Выбрать главу

Кроме «Асуана» — в контексте других стихов Шаламова этого периода, посвященных, в частности, Эрнесто Че Геваре (и весьма восторженных отзывах о его личности в дневнике), — можно было бы сделать вывод о некоем позднем романтизме поэта, о его отходе от тех совершенно недвусмысленных, казалось бы, пессимистических выводов, к которым он пришел в «Колымских рассказах». Но все гораздо сложнее. Шаламов как художник никогда не был монотонен, и при всем «мизантропическом складе» натуры, о чем он открыто писал, его всегда восхищали мужественные поступки отдельных людей и их сопротивленческая, созидательная деятельность, направленная на преобразование мира. Поэтому в его произведениях оживают такие героические, похожие на его майора Пугачева, фигуры, как Д. Гарибальди и Р. Амундсен, как Ф.Ф. Раскольников, открыто выступивший против режима Сталина (о Раскольникове Шаламов написал в начале 1970-х годов большой очерк-повесть), и М. Склодовская-Кюри, пожертвовавшая собой во имя науки (ей посвящено стихотворение). Именно эта вера поэта в благородство выдающихся исторических личностей не давала ему оставаться в этом мире одиноким и служила, пожалуй, главной компенсацией его тяжкой памяти, от которой он не мог избавиться.
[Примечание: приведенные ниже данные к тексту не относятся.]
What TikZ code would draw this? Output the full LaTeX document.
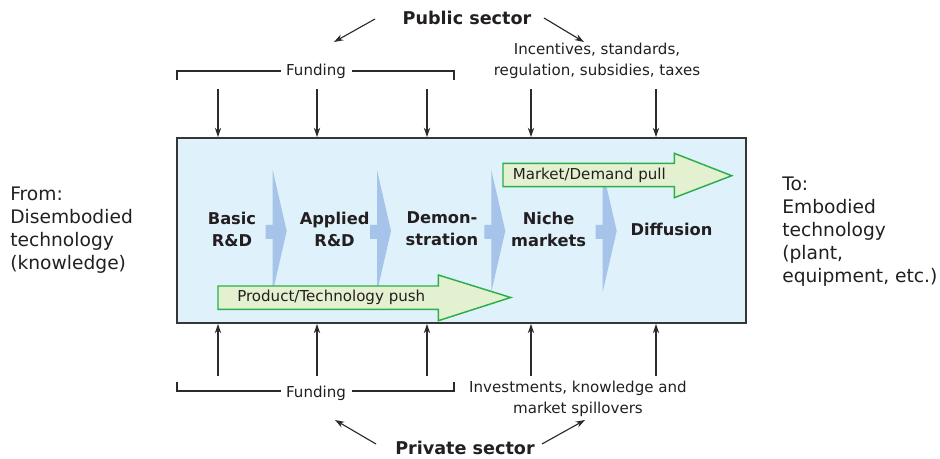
\documentclass[tikz,border=0pt]{standalone}
\usepackage{fontspec}
\setmainfont{DejaVu Sans}
\usetikzlibrary{arrows.meta,calc}
\definecolor{txt}{HTML}{231F20}
\definecolor{lin}{HTML}{2B2B2B}
\definecolor{boxfill}{HTML}{DFF1FA}
\definecolor{boxline}{HTML}{363636}
\definecolor{chev}{HTML}{A6C4EA}
\definecolor{gfill}{HTML}{E4F1D0}
\definecolor{gline}{HTML}{2BAF4A}
\begin{document}
\begin{tikzpicture}[x=0.75pt,y=-0.75pt,
  every node/.style={text=txt, inner sep=0pt},
  lbl/.style={font=\fontsize{11.3}{15.75}\selectfont, align=center},
  big/.style={font=\fontsize{14}{17.25}\selectfont, align=left},
  stage/.style={font=\bfseries\fontsize{12.2}{16.5}\selectfont, align=center},
  sector/.style={font=\bfseries\fontsize{13.2}{15}\selectfont},
  conn/.style={draw=lin, line width=0.85pt, -{Stealth[length=7pt,width=4.8pt]}},
  brk/.style={draw=lin, line width=0.8pt},
  chevfill/.style={fill=chev},
  greenarrow/.style={draw=gline, fill=gfill, line width=1.1pt, line join=miter},
  stagechev/.pic={\fill[chevfill] (0,-61) -- (14,0) -- (0,61) -- (0,8) -- (-7,8) -- (-7,-6) -- (0,-6) -- cycle;}
]
\useasboundingbox (0,0) rectangle (940,459);

% main box
\node[draw=boxline, fill=boxfill, line width=1.5pt, minimum width=426.75pt, minimum height=138.75pt] (box) at (461.5,230.5) {};

% chevrons
\pic at (272.7,231) {stagechev};
\pic at (377,231) {stagechev};
\pic at (491.3,231) {stagechev};
\pic at (602.7,231) {stagechev};

% green arrows
\draw[greenarrow] (218,286) -- (438.3,286) -- (438.3,275) -- (510.7,297.5) -- (438.3,320.7) -- (438.3,309.3) -- (218,309.3) -- cycle;
\draw[greenarrow] (503,163.3) -- (674.3,163.3) -- (674.3,153.3) -- (731.7,175.7) -- (674.3,197.7) -- (674.3,186.7) -- (503,186.7) -- cycle;
\node[lbl, anchor=west] (push) at (237,297.5) {Product/Technology push};
\node[lbl, anchor=west] (pull) at (512.5,175.5) {Market/Demand pull};

% stages
\node[stage] (basic) at (232,229) {Basic\\R\&D};
\node[stage] (applied) at (334.6,229) {Applied\\R\&D};
\node[stage] (demo) at (442,229) {Demon-\\stration};
\node[stage] (niche) at (548.6,229) {Niche\\markets};
\node[stage] (diff) at (671.5,229) {Diffusion};

% side texts
\node[big, anchor=west] (from) at (10,230.5) {From:\\Disembodied\\technology\\(knowledge)};
\node[big, anchor=west] (to) at (782,232) {To:\\Embodied\\technology\\(plant,\\equipment, etc.)};

% sectors
\node[sector] (pub) at (467,18) {Public sector};
\node[sector] (priv) at (465,448) {Private sector};

% top labels
\node[lbl] (fundT) at (316,71) {Funding};
\node[lbl] (incent) at (597,60.5) {Incentives, standards,\\regulation, subsidies, taxes};
\coordinate (tl) at (177,71);
\coordinate (tr) at (454,71);
\draw[brk] ($(tl)+(0,9)$) -- (tl) -- ([xshift=-4pt]fundT.west |- tl);
\draw[brk] ($(tr)+(0,9)$) -- (tr) -- ([xshift=4pt]fundT.east |- tr);

% bottom labels
\node[lbl] (fundB) at (316,393) {Funding};
\node[lbl] (invest) at (578,398.5) {Investments, knowledge and\\market spillovers};
\coordinate (bl) at (177,391);
\coordinate (br) at (454,391);
\draw[brk] ($(bl)+(0,-9)$) -- (bl) -- ([xshift=-4pt]fundB.west |- bl);
\draw[brk] ($(br)+(0,-9)$) -- (br) -- ([xshift=4pt]fundB.east |- br);

% sector arrows
\coordinate (pubL) at (375,19);
\coordinate (pubLe) at (334,42);
\coordinate (pubR) at (544,18);
\coordinate (pubRe) at (584,42);
\draw[conn] (pubL) -- (pubLe);
\draw[conn] (pubR) -- (pubRe);
\coordinate (privL) at (376,444);
\coordinate (privLe) at (335,420);
\coordinate (privR) at (542,444);
\coordinate (privRe) at (585,420);
\draw[conn] (privL) -- (privLe);
\draw[conn] (privR) -- (privRe);

% vertical arrows
\foreach \i/\x in {1/218,2/317,3/427,4/531,5/656}{
  \coordinate (top\i) at (\x,89);
  \coordinate (bot\i) at (\x,376);
  \draw[conn] (top\i) -- (top\i |- box.north);
  \draw[conn] (bot\i) -- (bot\i |- box.south);
}
\end{tikzpicture}
\end{document}
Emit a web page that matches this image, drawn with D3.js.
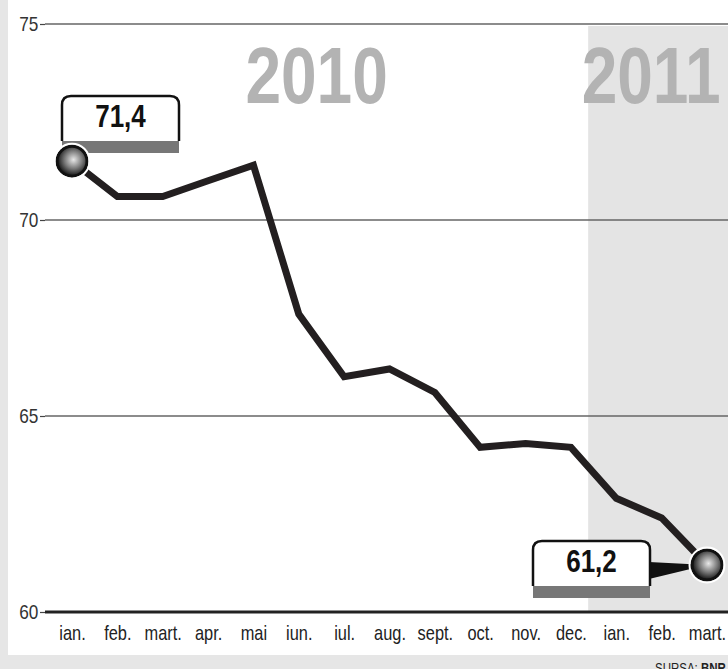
<!DOCTYPE html>
<html>
<head>
<meta charset="utf-8">
<script src="https://cdn.jsdelivr.net/npm/d3@7/dist/d3.min.js"></script>
<style>
  body { margin: 0; background: #e6e6e6; }
  svg { display: block; }
  text { font-family: "Liberation Sans", Arial, sans-serif; }
</style>
</head>
<body>
<div id="chart"></div>
<script>
// data
let months = ["ian.", "feb.", "mart.", "apr.", "mai", "iun.", "iul.", "aug.", "sept.", "oct.", "nov.", "dec.", "ian.", "feb.", "mart."];
let values = [71.5, 70.6, 70.6, 71.0, 71.4, 67.6, 66.0, 66.2, 65.6, 64.2, 64.3, 64.2, 62.9, 62.4, 61.2];
let y_ticks = [60, 65, 70, 75];
let years = ["2010", "2011"];
let year_start = [0, 12];
let callout_index = [0, 14];
let callout_text = ["71,4", "61,2"];

let width = 728;
let height = 669;
let margin = {top: 24, right: 0, bottom: 57, left: 45};
let narrow = "scale(0.82,1)";

let svg = d3.select("#chart")
            .append("svg")
            .attr("width", width)
            .attr("height", height);

// grey frame, white panel
svg.append("rect").attr("width", width).attr("height", height).style("fill", "#e6e6e6");
svg.append("rect").attr("x", 8).attr("y", 0).attr("width", width - 8).attr("height", 655).style("fill", "#fff");

let x = d3.scalePoint()
          .domain(d3.range(values.length))
          .range([72, 707]);

let y = d3.scaleLinear()
          .domain([60, 75])
          .range([height - margin.bottom, margin.top]);

let step = x.step();

// 2011 shaded band
let band_x = x(year_start[1] - 1) + step * 0.38;
svg.append("rect")
   .attr("x", band_x)
   .attr("y", y(75) + 2)
   .attr("width", width - band_x)
   .attr("height", y(60) - y(75) - 2)
   .style("fill", "#e4e4e4");

// year labels, centred in their part of the plot (the 2011 one pulled in a bit)
let year_left = [margin.left, band_x];
let year_right = [band_x, width - 14];
svg.selectAll(".year")
   .data(years)
   .enter()
   .append("text")
   .attr("class", "year")
   .attr("transform", (d, i) => "translate(" + ((year_left[i] + year_right[i]) / 2) + ",103) scale(0.8,1)")
   .attr("text-anchor", "middle")
   .style("font-size", "80px")
   .style("font-weight", "bold")
   .style("fill", "#b3b3b3")
   .text(d => d);

// gridlines
svg.append("g")
   .selectAll("line")
   .data(y_ticks)
   .enter()
   .append("line")
   .attr("x1", margin.left)
   .attr("x2", width)
   .attr("y1", d => y(d))
   .attr("y2", d => y(d))
   .style("stroke", d => d === 60 ? "#222" : "#666")
   .style("stroke-width", d => d === 60 ? 3 : 1.5);

// y axis
svg.append("g")
   .attr("transform", "translate(" + margin.left + ",0)")
   .call(d3.axisLeft(y).tickValues(y_ticks).tickSize(5).tickPadding(3))
   .call(g => g.select(".domain").remove())
   .call(g => g.selectAll("line").attr("stroke", "#444").attr("stroke-width", 1.2))
   .call(g => g.selectAll("text")
               .attr("fill", "#333")
               .attr("transform", narrow)
               .style("font-family", "'Liberation Sans', Arial, sans-serif")
               .style("font-size", "21px"));

// x axis
svg.append("g")
   .attr("transform", "translate(0," + y(60) + ")")
   .call(d3.axisBottom(x).tickFormat(i => months[i]).tickSize(0).tickPadding(14))
   .call(g => g.select(".domain").remove())
   .call(g => g.selectAll("text")
               .attr("fill", "#222")
               .attr("transform", narrow)
               .style("font-family", "'Liberation Sans', Arial, sans-serif")
               .style("font-size", "20px"));

// line
let line = d3.line()
             .x((d, i) => x(i))
             .y(d => y(d));

svg.append("path")
   .datum(values)
   .attr("d", line)
   .style("fill", "none")
   .style("stroke", "#231f20")
   .style("stroke-width", 7)
   .style("stroke-linejoin", "miter");

// ball gradient
let grad = svg.append("defs")
              .append("radialGradient")
              .attr("id", "ball")
              .attr("cx", "55%")
              .attr("cy", "45%")
              .attr("r", "55%");
grad.append("stop").attr("offset", "0%").attr("stop-color", "#e8e8e8");
grad.append("stop").attr("offset", "55%").attr("stop-color", "#777");
grad.append("stop").attr("offset", "100%").attr("stop-color", "#111");

// callouts
function callout(px, py, bx, by, label, pointer) {
  let w = 117, h = 45;
  let g = svg.append("g");
  if (pointer) {
    g.append("path")
     .attr("d", "M " + (bx + w - 1) + " " + (by + 21) + " L " + px + " " + py + " L " + (bx + w - 1) + " " + (by + 38) + " Z")
     .style("fill", "#111");
  }
  g.append("rect")
   .attr("x", bx)
   .attr("y", by + h - 2)
   .attr("width", w)
   .attr("height", 14)
   .style("fill", "#777");
  g.append("path")
   .attr("d", "M " + bx + " " + (by + h) + " V " + (by + 9) + " Q " + bx + " " + by + " " + (bx + 9) + " " + by +
              " H " + (bx + w - 9) + " Q " + (bx + w) + " " + by + " " + (bx + w) + " " + (by + 9) + " V " + (by + h))
   .style("fill", "#fff")
   .style("stroke", "#111")
   .style("stroke-width", 2.5);
  g.append("text")
   .attr("transform", "translate(" + (bx + w / 2) + "," + (by + 31) + ") scale(0.84,1)")
   .attr("text-anchor", "middle")
   .style("font-size", "31px")
   .style("font-weight", "bold")
   .style("fill", "#111")
   .text(label);
}

callout(x(callout_index[0]), y(values[callout_index[0]]), 62, 96, callout_text[0], false);
callout(x(callout_index[1]), y(values[callout_index[1]]), 533, 541, callout_text[1], true);

svg.selectAll(".ball")
   .data(callout_index)
   .enter()
   .append("circle")
   .attr("class", "ball")
   .attr("cx", d => x(d))
   .attr("cy", d => y(values[d]))
   .attr("r", 15)
   .style("fill", "url(#ball)")
   .style("stroke", "#111")
   .style("stroke-width", 3);

svg.selectAll(".halo")
   .data(callout_index)
   .enter()
   .append("circle")
   .attr("class", "halo")
   .attr("cx", d => x(d))
   .attr("cy", d => y(values[d]))
   .attr("r", 17.5)
   .style("fill", "none")
   .style("stroke", "#fff")
   .style("stroke-width", 2);

// source (cut off by the bottom edge, as in the original)
let src = svg.append("text")
             .attr("transform", "translate(655,673) scale(0.82,1)")
             .style("font-size", "14px")
             .style("fill", "#222");
src.append("tspan").text("SURSA: ");
src.append("tspan").style("font-weight", "bold").text("BNR");
</script>
</body>
</html>
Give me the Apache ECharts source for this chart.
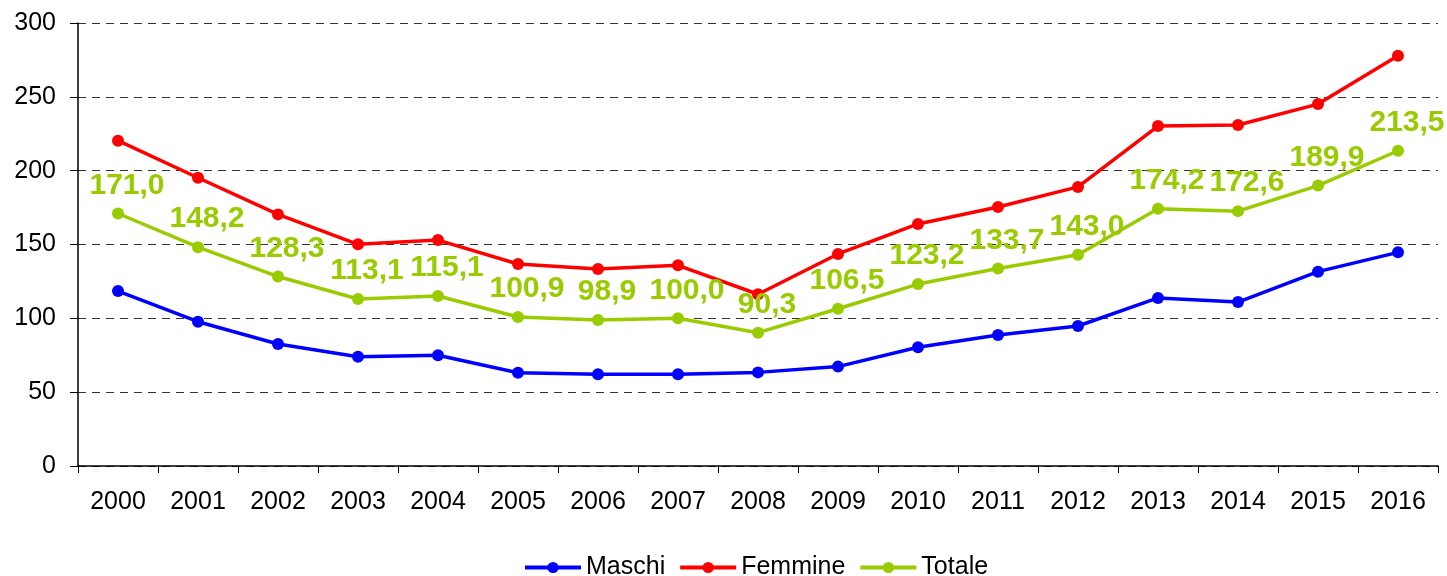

Другой опорой служила интенсивная переписка с людьми, близкими ему по духу и по интересам.

Образ Шаламова-анахорета и нелюдима, каким он предстает в воспоминаниях некоторых современников, точен лишь отчасти. Основное препятствие на пути к более широкому общению (кроме осторожности к разного рода шантажистам) — его глухота. В записных книжках Шаламова есть много сетований и печальных размышлений по этому поводу: «…Еще когда кончилось немое кино, я понял, что будущее — не для глухих. Именно наука и техника подчеркивают ежедневно, что глухим нет места в жизни. Эпистолярный способ общения, фельдъегеря и почтовые кареты — вот время, когда глухота не мешала бы мне общаться с миром». Тем не менее эпистолярий в его самых разнообразных вариантах — от пространных писем до открыток и записок — представляет одну из важнейших граней его жизни. В переписке Шаламова, опубликованной ныне в шестом томе его сочинений, около семидесяти адресатов! И в последние годы эта его потребность в связи с миром, в обмене мыслями, нисколько не уменьшалась.

Среди постоянных корреспондентов Шаламова прежде всего самые дорогие ему люди — И.П. Сиротинская и старые друзья-колымчане Г.А. Воронская и И. С.Исаев. Но кроме того — какой широкий спектр личностей из литературного и научного кругов! От В. Кожинова и О. Михайлова — до Д. Самойлова и Ю. Лотмана. По тогдашним представлениям, эти люди в их общественной и культурной самопрезентации стояли на абсолютно разных позициях: кто тяготел к новым «славянофилам», кто — к «западникам». Но для Шаламова это ровно ничего не значило — он никогда не принадлежал ни к каким писательским «группам»и «направлениям», а само внесение в литературную борьбу СССР фермента антисемитизма считал отвратительным (по его мнению, в разжигании антисемитизма был виновен Сталин, а за конкретные проявления вражды к евреям следовало бы уголовно наказывать). Со всеми своими корреспондентами он обсуждал только чисто профессиональные проблемы — книги тех же В. Кожинова и Д. Самойлова, посвященные поэзии, «тайнам стиха». Особенно примечателен его интерес к теоретическим работам Ю. Лотмана. Книгу тартуского ученого «Структура художественного текста» (1969) он хорошо знал, и в письме к нему предлагал воспользоваться своими «записями о поэтической интонации — вопросу, вовсе не разработанному в нашем литературоведении». (Очевидно, благодаря содействию Лотмана через некоторое время статья Шаламова «Звуковой повтор — поиск смысла» была опубликована в сборнике: Семиотика и информатика. Вып. 7. М., 1976.) Чрезвычайно знаменательно, что последним корреспондентом Шаламова стал великий русский интеллигент, академик Д.С. Лихачев, сам сидевший на Соловках, знавший «Колымские рассказы» и приславший писателю в 1979 году, в дом инвалидов, ободряющее письмо…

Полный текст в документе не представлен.